Your copy should hold exactly the lines from the one containing "Give me the matplotlib source for this chart." to the one containing "plt.rcParams['axes.unicode_minus'] = False", inclusive, with no pictures.

[Collection entries]
-- -- --
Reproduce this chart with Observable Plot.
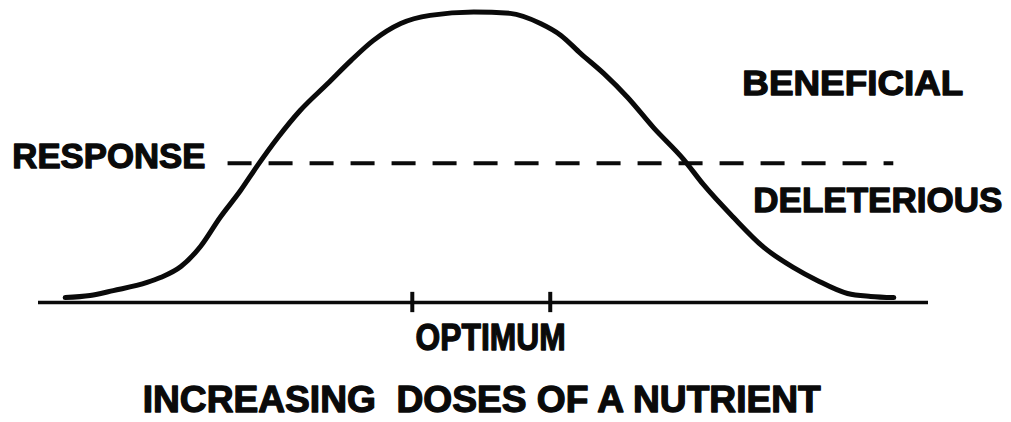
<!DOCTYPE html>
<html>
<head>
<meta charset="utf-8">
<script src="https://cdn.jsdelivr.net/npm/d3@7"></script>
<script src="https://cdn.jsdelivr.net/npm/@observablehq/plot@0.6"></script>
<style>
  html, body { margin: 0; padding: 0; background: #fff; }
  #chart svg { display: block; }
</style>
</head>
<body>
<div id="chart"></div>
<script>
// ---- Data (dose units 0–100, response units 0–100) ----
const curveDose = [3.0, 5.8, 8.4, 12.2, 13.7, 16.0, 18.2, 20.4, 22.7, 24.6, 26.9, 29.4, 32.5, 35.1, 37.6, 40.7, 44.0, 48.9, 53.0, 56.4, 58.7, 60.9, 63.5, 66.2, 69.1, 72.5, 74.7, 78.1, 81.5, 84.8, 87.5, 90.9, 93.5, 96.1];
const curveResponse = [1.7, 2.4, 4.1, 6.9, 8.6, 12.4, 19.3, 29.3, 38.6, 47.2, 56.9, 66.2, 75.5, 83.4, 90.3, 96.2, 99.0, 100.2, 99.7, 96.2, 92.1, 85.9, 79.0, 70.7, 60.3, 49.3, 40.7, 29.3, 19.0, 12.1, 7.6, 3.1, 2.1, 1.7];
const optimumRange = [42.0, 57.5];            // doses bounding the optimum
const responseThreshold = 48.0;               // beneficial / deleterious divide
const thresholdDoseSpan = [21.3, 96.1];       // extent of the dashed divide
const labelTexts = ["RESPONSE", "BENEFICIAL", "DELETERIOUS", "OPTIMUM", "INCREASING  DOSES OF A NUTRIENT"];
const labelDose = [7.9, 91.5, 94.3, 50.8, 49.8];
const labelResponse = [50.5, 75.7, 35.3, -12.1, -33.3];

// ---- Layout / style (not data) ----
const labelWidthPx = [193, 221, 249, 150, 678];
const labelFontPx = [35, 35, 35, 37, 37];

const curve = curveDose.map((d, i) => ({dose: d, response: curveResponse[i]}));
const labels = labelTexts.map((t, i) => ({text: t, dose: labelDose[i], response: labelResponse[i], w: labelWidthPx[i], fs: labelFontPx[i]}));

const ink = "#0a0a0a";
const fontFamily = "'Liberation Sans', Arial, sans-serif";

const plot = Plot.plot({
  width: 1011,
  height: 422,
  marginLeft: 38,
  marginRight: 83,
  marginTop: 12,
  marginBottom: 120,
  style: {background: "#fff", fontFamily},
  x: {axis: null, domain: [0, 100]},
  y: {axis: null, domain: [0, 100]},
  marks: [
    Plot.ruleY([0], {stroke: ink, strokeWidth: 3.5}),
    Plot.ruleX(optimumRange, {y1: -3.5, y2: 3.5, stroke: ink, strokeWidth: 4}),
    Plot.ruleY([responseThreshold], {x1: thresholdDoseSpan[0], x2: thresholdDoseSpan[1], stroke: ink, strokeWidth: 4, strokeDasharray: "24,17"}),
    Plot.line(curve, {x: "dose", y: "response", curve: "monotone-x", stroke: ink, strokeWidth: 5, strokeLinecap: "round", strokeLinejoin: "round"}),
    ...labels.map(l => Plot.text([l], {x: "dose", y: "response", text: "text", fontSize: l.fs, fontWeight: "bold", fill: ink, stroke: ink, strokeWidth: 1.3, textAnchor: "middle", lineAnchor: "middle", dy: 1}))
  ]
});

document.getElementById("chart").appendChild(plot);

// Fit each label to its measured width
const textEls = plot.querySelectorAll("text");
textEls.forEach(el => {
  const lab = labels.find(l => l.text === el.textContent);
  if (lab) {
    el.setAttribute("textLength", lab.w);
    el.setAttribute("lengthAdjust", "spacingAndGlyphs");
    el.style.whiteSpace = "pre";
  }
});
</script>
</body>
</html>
-- -- --
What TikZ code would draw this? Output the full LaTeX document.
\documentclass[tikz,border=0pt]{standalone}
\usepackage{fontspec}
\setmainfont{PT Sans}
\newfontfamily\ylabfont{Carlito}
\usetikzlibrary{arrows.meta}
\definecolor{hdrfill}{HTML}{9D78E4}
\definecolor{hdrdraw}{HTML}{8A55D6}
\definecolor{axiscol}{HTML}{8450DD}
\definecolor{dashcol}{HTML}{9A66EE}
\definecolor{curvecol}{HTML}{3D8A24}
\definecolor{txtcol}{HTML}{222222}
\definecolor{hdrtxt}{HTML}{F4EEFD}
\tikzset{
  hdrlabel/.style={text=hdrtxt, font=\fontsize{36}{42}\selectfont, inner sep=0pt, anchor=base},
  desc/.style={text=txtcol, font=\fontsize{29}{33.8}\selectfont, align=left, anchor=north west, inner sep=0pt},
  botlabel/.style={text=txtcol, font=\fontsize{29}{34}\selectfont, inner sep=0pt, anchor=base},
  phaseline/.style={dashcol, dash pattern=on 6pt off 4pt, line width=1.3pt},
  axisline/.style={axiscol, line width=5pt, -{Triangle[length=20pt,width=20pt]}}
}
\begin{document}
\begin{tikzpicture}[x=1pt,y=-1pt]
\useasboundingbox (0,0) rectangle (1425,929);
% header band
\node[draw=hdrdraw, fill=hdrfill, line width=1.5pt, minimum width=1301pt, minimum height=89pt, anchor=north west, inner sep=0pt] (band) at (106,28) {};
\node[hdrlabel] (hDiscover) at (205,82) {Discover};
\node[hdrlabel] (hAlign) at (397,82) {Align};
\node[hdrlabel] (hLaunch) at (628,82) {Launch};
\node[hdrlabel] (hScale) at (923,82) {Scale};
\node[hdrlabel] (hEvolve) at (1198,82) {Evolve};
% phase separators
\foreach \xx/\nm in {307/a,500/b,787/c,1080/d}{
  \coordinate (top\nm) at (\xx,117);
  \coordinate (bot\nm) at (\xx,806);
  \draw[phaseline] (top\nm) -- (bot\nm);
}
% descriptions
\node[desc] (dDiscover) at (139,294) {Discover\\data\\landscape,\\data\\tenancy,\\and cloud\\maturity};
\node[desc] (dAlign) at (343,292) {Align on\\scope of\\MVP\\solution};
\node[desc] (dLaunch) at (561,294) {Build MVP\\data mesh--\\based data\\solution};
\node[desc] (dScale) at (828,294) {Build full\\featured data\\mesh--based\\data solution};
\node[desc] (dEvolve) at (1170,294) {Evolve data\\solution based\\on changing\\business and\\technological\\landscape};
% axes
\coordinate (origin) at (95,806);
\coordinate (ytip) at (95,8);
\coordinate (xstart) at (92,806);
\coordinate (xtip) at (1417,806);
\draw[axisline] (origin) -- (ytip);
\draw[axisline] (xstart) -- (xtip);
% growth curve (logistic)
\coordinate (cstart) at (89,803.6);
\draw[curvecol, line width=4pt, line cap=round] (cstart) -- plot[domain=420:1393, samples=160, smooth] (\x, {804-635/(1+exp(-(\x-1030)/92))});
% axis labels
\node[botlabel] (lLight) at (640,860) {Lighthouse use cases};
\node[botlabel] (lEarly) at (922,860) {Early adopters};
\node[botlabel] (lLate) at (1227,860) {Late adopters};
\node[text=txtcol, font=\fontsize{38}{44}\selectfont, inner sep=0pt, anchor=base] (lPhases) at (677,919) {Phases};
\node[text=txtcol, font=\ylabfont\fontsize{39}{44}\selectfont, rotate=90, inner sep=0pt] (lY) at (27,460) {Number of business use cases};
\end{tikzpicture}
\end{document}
-- -- --
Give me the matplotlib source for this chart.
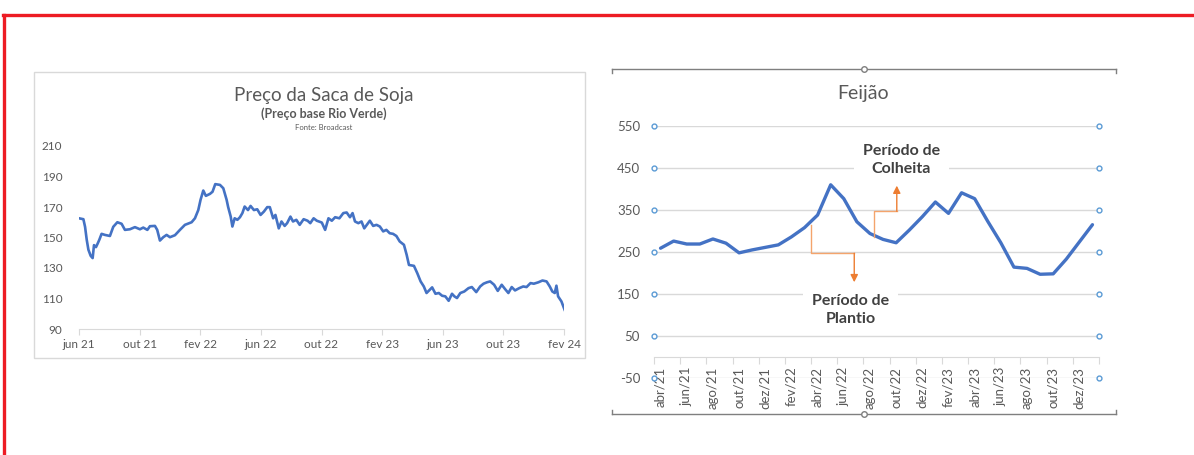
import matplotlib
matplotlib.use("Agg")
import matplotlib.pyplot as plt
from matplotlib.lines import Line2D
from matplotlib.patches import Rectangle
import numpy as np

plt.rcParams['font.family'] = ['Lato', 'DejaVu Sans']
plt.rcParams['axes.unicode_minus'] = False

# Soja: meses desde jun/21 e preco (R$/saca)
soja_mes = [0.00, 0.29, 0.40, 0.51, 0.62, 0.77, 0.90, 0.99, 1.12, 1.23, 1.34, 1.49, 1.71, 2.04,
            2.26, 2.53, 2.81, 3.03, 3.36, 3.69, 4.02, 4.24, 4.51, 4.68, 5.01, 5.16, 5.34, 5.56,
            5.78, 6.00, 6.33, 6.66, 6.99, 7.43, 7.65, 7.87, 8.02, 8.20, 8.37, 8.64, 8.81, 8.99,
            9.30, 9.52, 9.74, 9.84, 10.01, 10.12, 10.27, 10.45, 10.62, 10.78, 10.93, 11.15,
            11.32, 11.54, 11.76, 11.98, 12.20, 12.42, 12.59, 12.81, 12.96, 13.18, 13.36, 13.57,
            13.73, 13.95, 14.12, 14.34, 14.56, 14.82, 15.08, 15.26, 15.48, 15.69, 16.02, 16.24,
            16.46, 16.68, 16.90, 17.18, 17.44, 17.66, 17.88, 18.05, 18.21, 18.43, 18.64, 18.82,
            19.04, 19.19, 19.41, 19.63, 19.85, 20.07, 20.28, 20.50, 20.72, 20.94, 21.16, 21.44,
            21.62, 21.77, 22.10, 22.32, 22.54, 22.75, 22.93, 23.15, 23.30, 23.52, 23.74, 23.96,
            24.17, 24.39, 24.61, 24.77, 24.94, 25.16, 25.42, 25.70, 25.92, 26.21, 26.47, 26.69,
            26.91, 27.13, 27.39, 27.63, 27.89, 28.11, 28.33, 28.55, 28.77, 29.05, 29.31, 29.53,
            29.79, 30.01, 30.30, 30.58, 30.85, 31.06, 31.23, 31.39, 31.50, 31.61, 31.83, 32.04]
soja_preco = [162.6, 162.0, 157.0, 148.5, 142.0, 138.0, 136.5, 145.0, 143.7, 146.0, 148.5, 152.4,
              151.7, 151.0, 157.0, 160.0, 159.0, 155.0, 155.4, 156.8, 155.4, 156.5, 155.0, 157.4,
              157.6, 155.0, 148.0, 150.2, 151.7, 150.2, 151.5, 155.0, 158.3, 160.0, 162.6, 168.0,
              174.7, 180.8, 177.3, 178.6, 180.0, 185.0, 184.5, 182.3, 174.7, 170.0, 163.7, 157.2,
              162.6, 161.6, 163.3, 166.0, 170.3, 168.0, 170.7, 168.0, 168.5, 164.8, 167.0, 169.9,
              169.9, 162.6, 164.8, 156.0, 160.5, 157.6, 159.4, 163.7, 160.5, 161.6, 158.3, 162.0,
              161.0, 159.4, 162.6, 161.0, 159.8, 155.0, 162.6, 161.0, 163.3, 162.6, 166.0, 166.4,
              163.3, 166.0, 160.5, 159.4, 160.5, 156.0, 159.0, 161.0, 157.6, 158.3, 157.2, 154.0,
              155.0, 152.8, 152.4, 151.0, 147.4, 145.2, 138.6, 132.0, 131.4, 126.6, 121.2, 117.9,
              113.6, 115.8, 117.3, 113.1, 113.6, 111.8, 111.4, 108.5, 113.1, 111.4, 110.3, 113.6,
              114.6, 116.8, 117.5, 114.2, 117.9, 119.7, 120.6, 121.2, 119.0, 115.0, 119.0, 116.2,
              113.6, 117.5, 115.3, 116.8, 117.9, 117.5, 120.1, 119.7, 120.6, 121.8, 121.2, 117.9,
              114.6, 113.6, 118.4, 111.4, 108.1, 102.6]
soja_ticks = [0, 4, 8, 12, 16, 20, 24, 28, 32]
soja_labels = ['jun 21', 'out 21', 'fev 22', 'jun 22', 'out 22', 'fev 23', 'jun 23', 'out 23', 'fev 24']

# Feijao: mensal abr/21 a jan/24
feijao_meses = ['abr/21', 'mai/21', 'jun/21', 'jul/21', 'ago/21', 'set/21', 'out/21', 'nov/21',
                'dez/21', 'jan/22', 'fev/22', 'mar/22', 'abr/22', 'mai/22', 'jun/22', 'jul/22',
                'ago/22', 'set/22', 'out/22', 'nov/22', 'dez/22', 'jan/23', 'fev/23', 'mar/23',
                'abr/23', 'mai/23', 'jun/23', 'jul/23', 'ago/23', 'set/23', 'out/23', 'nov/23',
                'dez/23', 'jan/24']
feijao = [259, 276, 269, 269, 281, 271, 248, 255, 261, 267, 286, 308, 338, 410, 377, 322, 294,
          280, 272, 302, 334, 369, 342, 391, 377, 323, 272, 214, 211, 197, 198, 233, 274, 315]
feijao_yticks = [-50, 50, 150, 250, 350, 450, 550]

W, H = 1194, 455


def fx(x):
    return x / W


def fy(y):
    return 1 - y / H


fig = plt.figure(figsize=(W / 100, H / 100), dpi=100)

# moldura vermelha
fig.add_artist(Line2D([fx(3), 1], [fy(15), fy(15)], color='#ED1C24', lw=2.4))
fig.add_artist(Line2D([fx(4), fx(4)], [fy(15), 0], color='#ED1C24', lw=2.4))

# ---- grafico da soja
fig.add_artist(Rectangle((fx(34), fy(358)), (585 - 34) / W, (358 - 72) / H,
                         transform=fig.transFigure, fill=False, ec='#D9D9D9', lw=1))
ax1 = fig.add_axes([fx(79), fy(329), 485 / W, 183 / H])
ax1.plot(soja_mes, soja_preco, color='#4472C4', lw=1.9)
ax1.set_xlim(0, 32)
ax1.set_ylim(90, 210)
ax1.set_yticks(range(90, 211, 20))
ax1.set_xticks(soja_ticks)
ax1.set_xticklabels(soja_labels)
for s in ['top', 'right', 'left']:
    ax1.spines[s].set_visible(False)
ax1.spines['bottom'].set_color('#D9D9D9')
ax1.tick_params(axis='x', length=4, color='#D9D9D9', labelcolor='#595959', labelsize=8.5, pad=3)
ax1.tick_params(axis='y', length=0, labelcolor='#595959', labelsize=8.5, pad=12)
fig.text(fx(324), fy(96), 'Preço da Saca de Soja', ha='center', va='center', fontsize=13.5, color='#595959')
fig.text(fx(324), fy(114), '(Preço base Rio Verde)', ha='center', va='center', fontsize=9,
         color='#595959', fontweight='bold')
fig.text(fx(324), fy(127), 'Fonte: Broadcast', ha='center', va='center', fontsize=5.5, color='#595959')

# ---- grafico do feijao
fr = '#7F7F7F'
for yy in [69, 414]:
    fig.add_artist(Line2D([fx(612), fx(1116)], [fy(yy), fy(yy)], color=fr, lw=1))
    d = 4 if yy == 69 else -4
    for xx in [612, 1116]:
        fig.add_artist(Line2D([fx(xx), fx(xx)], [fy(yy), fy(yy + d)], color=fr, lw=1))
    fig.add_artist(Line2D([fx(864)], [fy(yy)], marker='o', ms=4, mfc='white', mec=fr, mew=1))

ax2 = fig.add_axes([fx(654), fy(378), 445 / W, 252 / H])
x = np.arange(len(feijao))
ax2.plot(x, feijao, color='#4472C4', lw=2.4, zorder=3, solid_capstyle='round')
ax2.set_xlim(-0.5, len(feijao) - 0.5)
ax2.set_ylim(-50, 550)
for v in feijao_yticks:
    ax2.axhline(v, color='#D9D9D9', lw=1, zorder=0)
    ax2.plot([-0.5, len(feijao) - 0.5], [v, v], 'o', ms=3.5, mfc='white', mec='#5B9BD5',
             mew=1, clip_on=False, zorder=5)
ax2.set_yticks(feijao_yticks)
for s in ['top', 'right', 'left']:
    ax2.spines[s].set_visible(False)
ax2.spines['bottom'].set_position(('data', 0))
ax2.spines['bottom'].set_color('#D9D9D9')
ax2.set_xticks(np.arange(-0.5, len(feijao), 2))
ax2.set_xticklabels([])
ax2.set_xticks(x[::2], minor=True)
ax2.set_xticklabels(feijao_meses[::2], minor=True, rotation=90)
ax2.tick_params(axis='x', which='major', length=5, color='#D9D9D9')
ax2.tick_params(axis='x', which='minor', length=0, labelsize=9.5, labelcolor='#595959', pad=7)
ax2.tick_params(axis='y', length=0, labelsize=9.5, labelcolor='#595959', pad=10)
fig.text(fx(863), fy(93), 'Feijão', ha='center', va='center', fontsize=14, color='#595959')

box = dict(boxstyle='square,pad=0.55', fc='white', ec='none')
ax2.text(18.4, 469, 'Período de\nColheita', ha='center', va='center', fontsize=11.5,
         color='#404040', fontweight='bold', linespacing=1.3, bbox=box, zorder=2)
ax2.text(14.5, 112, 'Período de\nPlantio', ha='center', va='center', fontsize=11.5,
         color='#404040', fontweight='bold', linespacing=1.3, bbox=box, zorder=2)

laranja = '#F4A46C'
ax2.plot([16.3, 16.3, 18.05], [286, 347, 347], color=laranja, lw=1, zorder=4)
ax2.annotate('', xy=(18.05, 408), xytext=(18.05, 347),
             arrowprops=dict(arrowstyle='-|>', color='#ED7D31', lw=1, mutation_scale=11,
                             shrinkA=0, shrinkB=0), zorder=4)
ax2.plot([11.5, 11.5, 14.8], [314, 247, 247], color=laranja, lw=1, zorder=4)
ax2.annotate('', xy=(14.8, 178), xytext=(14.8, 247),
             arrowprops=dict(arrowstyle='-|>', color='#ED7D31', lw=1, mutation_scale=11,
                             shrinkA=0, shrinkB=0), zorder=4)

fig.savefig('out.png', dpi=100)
-- -- --
- Full answer -
Give me the matplotlib source for this chart.
import matplotlib
matplotlib.use("Agg")
import matplotlib.pyplot as plt
from matplotlib.lines import Line2D
from matplotlib.patches import Rectangle
import numpy as np

plt.rcParams['font.family'] = ['Lato', 'DejaVu Sans']
plt.rcParams['axes.unicode_minus'] = False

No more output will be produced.